The lobbyist, an Army special forces veteran of the Vietnam and Afghan wars who retired as a two-star general, was one of five firearms registrants from different parts of the city who answered a reporter’s query on

All agreed to be interviewed, but some, including the former general, spoke on the condition of anonymity to guard their privacy.

Except for a burglary in the late 1980s, he said, he has never been a crime victim. He said he keeps two revolvers, two semiautomatic pistols and a Benelli 12-gauge “combat assault shotgun” in his home. The loaded ones are in a quick-opening gun safe in his bedroom closet. He said he wouldn’t hesitate to use them.

In the Army, he said, he taught a course for Green Berets on how to make split-second shoot-or-don’t-shoot decisions during raids in close quarters.

“You’ve got to think about this before you’re confronted,” he said. “You have to game-plan ahead. . . . When the time comes, you have to have already been there mentally, so you’ll know what to do and when to do it.”

Which he does: “When it comes to my family’s safety, I’ve been there many times in my mind,” he said. “I’d have no qualms about killing somebody in that circumstance.”

A matter of economics

Police said there could be thousands more legal firearms in the city that were bought in past decades under different laws.

Although the demographic breakdown of gun registrants since 2008 is sparse and general, it offers a glimpse into firearms ownership in the nation’s capital 32 months after the Supreme Court ruled that the Second Amendment guarantees the right to own guns.

The court allowed reasonable regulations, and the District, unlike Virginia and Maryland, still bars carrying guns in public.

From Deanwood to Cleveland Park, from Takoma to Congress Heights, more than 1,200 men and about 170 women, most of them ages 30 to 60, have availed themselves of the right to pack heat in their homes.

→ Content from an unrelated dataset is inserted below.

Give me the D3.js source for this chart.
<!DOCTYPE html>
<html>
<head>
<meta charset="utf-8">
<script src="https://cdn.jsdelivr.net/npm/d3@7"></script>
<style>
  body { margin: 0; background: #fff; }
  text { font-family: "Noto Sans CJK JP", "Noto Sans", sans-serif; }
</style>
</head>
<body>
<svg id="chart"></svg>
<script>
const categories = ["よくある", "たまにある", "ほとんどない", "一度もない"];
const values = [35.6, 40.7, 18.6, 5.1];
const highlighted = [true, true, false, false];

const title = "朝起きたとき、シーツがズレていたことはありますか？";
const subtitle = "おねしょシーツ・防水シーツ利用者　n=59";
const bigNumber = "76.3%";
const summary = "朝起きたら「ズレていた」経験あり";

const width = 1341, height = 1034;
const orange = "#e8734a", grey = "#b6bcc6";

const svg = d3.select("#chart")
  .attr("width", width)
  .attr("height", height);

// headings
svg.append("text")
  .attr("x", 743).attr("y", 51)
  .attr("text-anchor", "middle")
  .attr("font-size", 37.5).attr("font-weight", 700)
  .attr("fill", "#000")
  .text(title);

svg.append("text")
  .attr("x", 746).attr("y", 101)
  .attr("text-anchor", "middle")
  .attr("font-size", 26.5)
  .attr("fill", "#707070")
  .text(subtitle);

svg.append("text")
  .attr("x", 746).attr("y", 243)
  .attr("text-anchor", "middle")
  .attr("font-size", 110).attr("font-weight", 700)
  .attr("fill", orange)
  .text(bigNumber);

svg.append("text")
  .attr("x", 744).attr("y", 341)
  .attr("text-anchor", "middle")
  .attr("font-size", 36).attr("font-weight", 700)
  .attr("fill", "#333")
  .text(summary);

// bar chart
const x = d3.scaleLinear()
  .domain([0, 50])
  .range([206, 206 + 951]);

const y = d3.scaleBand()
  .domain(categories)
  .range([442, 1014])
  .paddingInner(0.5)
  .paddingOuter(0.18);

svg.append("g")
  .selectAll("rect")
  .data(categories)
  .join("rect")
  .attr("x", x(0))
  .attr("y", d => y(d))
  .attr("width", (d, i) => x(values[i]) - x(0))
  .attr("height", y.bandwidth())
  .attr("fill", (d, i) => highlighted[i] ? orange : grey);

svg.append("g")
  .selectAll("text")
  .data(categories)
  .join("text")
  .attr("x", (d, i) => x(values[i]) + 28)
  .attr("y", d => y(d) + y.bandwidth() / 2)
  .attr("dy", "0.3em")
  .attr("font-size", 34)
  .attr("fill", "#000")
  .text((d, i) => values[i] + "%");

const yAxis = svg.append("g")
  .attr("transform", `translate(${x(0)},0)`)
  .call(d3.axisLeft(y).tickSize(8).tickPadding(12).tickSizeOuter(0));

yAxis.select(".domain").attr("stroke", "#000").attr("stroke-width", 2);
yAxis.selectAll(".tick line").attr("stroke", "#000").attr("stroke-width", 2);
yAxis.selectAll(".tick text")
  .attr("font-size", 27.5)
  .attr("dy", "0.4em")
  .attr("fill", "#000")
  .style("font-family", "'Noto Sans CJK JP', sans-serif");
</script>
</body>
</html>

Some keep multiple firearms.

In the District’s poorest, most crime-scarred precinct, Ward 8 in far Southeast, residents have registered about 140 guns. In Ward 3 in upper Northwest, where the violent-crime rate is nearly 10 times lower and the average family income is more than five times higher, about twice as many firearms have been registered.

It’s open to conjecture why residents in some of the District’s toughest neighborhoods have registered fewer guns than people in other parts of the city. D.C. police Lt. Jon Shelton, head of the firearms registration unit, said it could be simple economics.

“You have to figure, what are legitimate guns costing now?” he said. "A basic revolver is going for $350 or $400. And you’re talking about $650, $700 for a quality 9 millimeter. So who’s got that kind of money to just throw out there for a gun?

“Legitimate people I’m talking about now. A lot of them, these days, they’re having a hard enough time putting food on the table for their kids.”

More than 40 gun registrants are in their 80s, the records show. The oldest: a 90-year-old man in upper Northwest with a semiautomatic. Nearly 300 firearms have been registered by people older than 60, most of them men.

“Let me put it to you this way: I feel a heck of a lot safer now than I used to,” said a 69-year-old retired computer specialist living alone in the Chillum area of Northeast. In his Zip code, 20011, there were 126 guns registered, including his three semiautomatics, which he keeps handy on both floors of his house.